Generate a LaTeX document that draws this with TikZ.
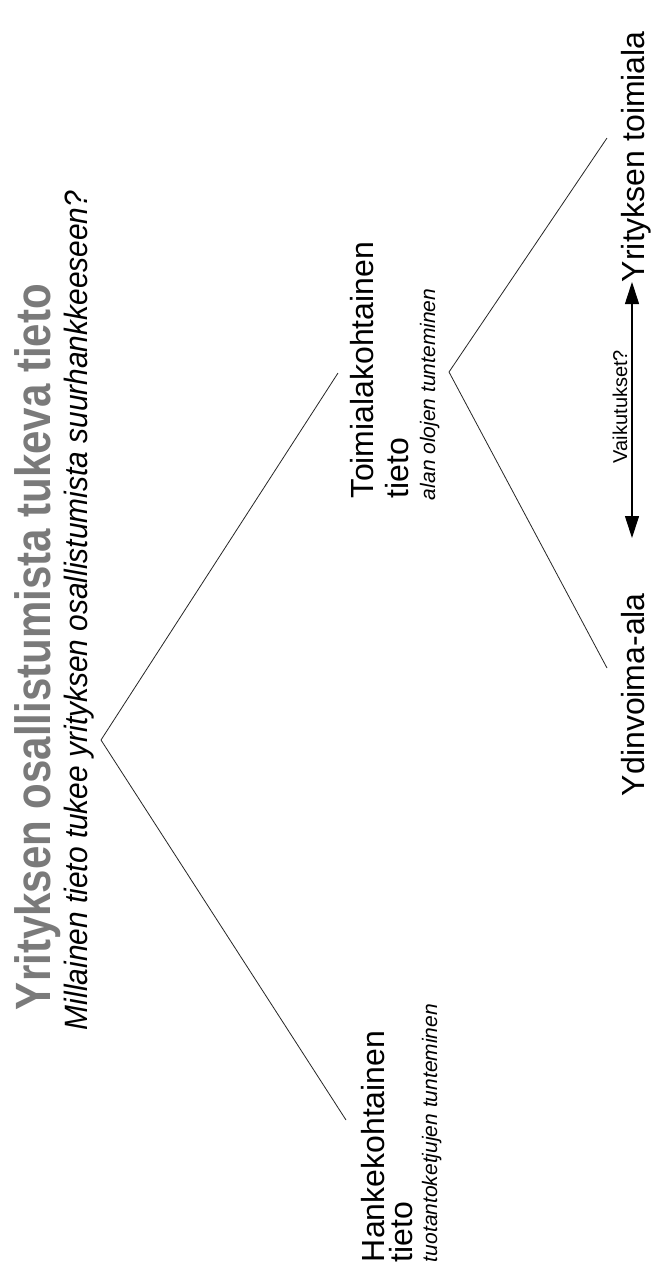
\documentclass[tikz,border=0pt]{standalone}
\usepackage{fontspec}
\setmainfont{Liberation Sans}
\usetikzlibrary{arrows.meta}
\definecolor{titlegray}{RGB}{122,122,122}
\tikzset{
  rot/.style={rotate=90, anchor=base west, inner sep=0pt, outer sep=0pt},
  lbl/.style={rot, font=\fontsize{32}{36}\selectfont},
  sub/.style={rot, font=\fontsize{21}{24}\selectfont\itshape},
  conn/.style={line width=0.8pt, black!85},
}
\begin{document}
\begin{tikzpicture}[x=1pt, y=-1pt]
\useasboundingbox (0,0) rectangle (652,1267);
\fill[white] (0,0) rectangle (652,1267);
% title
\node[rot, text=titlegray, font=\fontsize{42}{46}\selectfont\bfseries] (title) at (50,1010) {\scalebox{1}[1.18]{Yrityksen osallistumista tukeva tieto}};
\node[rot, font=\fontsize{29.9}{34}\selectfont\itshape] (subtitle) at (87,1030) {\scalebox{1}[1.08]{Millainen tieto tukee yrityksen osallistumista suurhankkeeseen?}};
% left branch
\node[lbl] (hanke) at (384,1262) {Hankekohtainen};
\node[lbl] (hanke2) at (412,1262) {tieto};
\node[sub] (hanke3) at (437,1262) {tuotantoketjujen tunteminen};
% right branch
\node[lbl] (toimi) at (373,498) {Toimialakohtainen};
\node[lbl] (toimi2) at (408,498) {tieto};
\node[sub] (toimi3) at (435,500) {alan olojen tunteminen};
% far right
\node[lbl] (ydin) at (644,796) {Ydinvoima-ala};
\node[lbl] (yrit) at (644,282) {Yrityksen toimiala};
\node[rot, font=\fontsize{20}{24}\selectfont] (vaik) at (627,463) {Vaikutukset?};
% connectors
\coordinate (apexA) at (101,740);
\coordinate (endH) at (346,1120);
\coordinate (endT) at (338,373);
\coordinate (apexB) at (449,372);
\coordinate (endY) at (607,668);
\coordinate (endR) at (607,138);
\draw[conn] (endT) -- (apexA) -- (endH);
\draw[conn] (endR) -- (apexB) -- (endY);
\coordinate (arrTop) at (632,282);
\coordinate (arrBot) at (632,538);
\draw[line width=1.1pt, {Triangle[length=22pt,width=14pt]}-{Triangle[length=22pt,width=14pt]}] (arrTop) -- (arrBot);
\end{tikzpicture}
\end{document}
....
Reproduce the whole listing word for word, setting aside any pictures.

Generate a LaTeX document that draws this with TikZ.
\documentclass[tikz,border=0pt]{standalone}
\usepackage{fontspec}
\setmainfont{Liberation Sans}
\usetikzlibrary{arrows.meta}
\definecolor{titlegray}{RGB}{122,122,122}
\tikzset{
  rot/.style={rotate=90, anchor=base west, inner sep=0pt, outer sep=0pt},
  lbl/.style={rot, font=\fontsize{32}{36}\selectfont},
  sub/.style={rot, font=\fontsize{21}{24}\selectfont\itshape},
  conn/.style={line width=0.8pt, black!85},
}
\begin{document}
\begin{tikzpicture}[x=1pt, y=-1pt]
\useasboundingbox (0,0) rectangle (652,1267);
\fill[white] (0,0) rectangle (652,1267);
% title
\node[rot, text=titlegray, font=\fontsize{42}{46}\selectfont\bfseries] (title) at (50,1010) {\scalebox{1}[1.18]{Yrityksen osallistumista tukeva tieto}};
\node[rot, font=\fontsize{29.9}{34}\selectfont\itshape] (subtitle) at (87,1030) {\scalebox{1}[1.08]{Millainen tieto tukee yrityksen osallistumista suurhankkeeseen?}};
% left branch
\node[lbl] (hanke) at (384,1262) {Hankekohtainen};
\node[lbl] (hanke2) at (412,1262) {tieto};
\node[sub] (hanke3) at (437,1262) {tuotantoketjujen tunteminen};
% right branch
\node[lbl] (toimi) at (373,498) {Toimialakohtainen};
\node[lbl] (toimi2) at (408,498) {tieto};
\node[sub] (toimi3) at (435,500) {alan olojen tunteminen};
% far right
\node[lbl] (ydin) at (644,796) {Ydinvoima-ala};
\node[lbl] (yrit) at (644,282) {Yrityksen toimiala};
\node[rot, font=\fontsize{20}{24}\selectfont] (vaik) at (627,463) {Vaikutukset?};
% connectors
\coordinate (apexA) at (101,740);
\coordinate (endH) at (346,1120);
\coordinate (endT) at (338,373);
\coordinate (apexB) at (449,372);
\coordinate (endY) at (607,668);
\coordinate (endR) at (607,138);
\draw[conn] (endT) -- (apexA) -- (endH);
\draw[conn] (endR) -- (apexB) -- (endY);
\coordinate (arrTop) at (632,282);
\coordinate (arrBot) at (632,538);
\draw[line width=1.1pt, {Triangle[length=22pt,width=14pt]}-{Triangle[length=22pt,width=14pt]}] (arrTop) -- (arrBot);
\end{tikzpicture}
\end{document}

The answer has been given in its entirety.